##### Source material #####
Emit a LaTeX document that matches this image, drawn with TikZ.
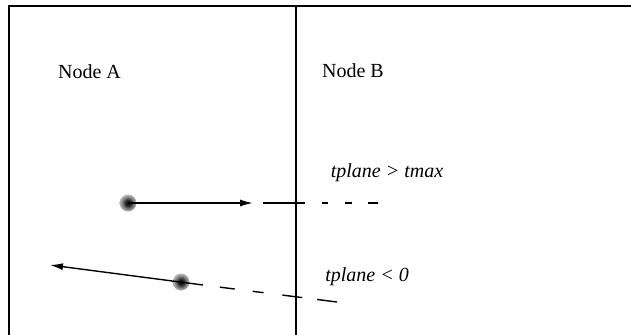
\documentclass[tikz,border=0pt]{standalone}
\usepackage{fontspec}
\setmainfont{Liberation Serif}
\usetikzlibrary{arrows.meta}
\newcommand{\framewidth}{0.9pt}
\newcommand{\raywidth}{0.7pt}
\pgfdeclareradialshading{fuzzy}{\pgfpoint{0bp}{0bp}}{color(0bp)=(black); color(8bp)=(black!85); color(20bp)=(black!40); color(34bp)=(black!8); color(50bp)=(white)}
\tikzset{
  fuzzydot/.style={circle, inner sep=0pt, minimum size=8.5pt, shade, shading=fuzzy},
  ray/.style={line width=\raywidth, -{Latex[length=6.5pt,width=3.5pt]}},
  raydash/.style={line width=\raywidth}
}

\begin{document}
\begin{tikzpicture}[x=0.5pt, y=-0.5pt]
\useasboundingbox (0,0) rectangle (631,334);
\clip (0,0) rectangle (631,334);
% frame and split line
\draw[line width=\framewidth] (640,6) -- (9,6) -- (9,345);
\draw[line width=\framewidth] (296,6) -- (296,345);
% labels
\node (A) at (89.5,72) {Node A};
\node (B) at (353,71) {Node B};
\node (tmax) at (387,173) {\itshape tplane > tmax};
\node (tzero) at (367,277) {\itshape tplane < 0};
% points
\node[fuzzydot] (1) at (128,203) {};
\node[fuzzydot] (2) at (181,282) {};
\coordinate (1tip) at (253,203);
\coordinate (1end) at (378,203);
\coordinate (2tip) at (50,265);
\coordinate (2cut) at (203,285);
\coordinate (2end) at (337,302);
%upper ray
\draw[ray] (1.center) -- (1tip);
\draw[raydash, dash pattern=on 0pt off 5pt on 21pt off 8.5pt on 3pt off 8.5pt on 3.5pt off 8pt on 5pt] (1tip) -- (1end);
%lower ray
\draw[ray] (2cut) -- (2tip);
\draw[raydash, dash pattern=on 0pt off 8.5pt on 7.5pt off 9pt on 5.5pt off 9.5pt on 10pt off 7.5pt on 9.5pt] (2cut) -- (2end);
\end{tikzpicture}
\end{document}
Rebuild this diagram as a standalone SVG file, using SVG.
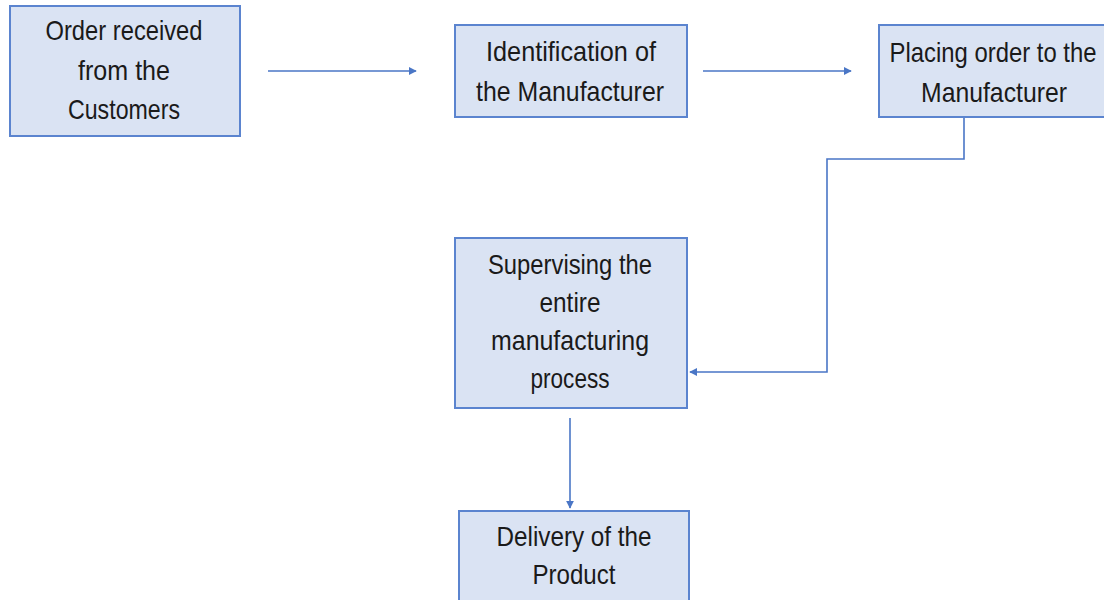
#####
Written instruction
Transcribe all the data word for word; the images stay out.

Result of this exercise
Emit a LaTeX document that matches this image, drawn with TikZ.
\documentclass[tikz,border=0pt]{standalone}
\usepackage{fontspec}
\setmainfont{Liberation Serif}
\usetikzlibrary{arrows.meta}
\newcommand{\framewidth}{0.9pt}
\newcommand{\raywidth}{0.7pt}
\pgfdeclareradialshading{fuzzy}{\pgfpoint{0bp}{0bp}}{color(0bp)=(black); color(8bp)=(black!85); color(20bp)=(black!40); color(34bp)=(black!8); color(50bp)=(white)}
\tikzset{
  fuzzydot/.style={circle, inner sep=0pt, minimum size=8.5pt, shade, shading=fuzzy},
  ray/.style={line width=\raywidth, -{Latex[length=6.5pt,width=3.5pt]}},
  raydash/.style={line width=\raywidth}
}

\begin{document}
\begin{tikzpicture}[x=0.5pt, y=-0.5pt]
\useasboundingbox (0,0) rectangle (631,334);
\clip (0,0) rectangle (631,334);
% frame and split line
\draw[line width=\framewidth] (640,6) -- (9,6) -- (9,345);
\draw[line width=\framewidth] (296,6) -- (296,345);
% labels
\node (A) at (89.5,72) {Node A};
\node (B) at (353,71) {Node B};
\node (tmax) at (387,173) {\itshape tplane > tmax};
\node (tzero) at (367,277) {\itshape tplane < 0};
% points
\node[fuzzydot] (1) at (128,203) {};
\node[fuzzydot] (2) at (181,282) {};
\coordinate (1tip) at (253,203);
\coordinate (1end) at (378,203);
\coordinate (2tip) at (50,265);
\coordinate (2cut) at (203,285);
\coordinate (2end) at (337,302);
%upper ray
\draw[ray] (1.center) -- (1tip);
\draw[raydash, dash pattern=on 0pt off 5pt on 21pt off 8.5pt on 3pt off 8.5pt on 3.5pt off 8pt on 5pt] (1tip) -- (1end);
%lower ray
\draw[ray] (2cut) -- (2tip);
\draw[raydash, dash pattern=on 0pt off 8.5pt on 7.5pt off 9pt on 5.5pt off 9.5pt on 10pt off 7.5pt on 9.5pt] (2cut) -- (2end);
\end{tikzpicture}
\end{document}
Rebuild this diagram as a standalone SVG file, using SVG.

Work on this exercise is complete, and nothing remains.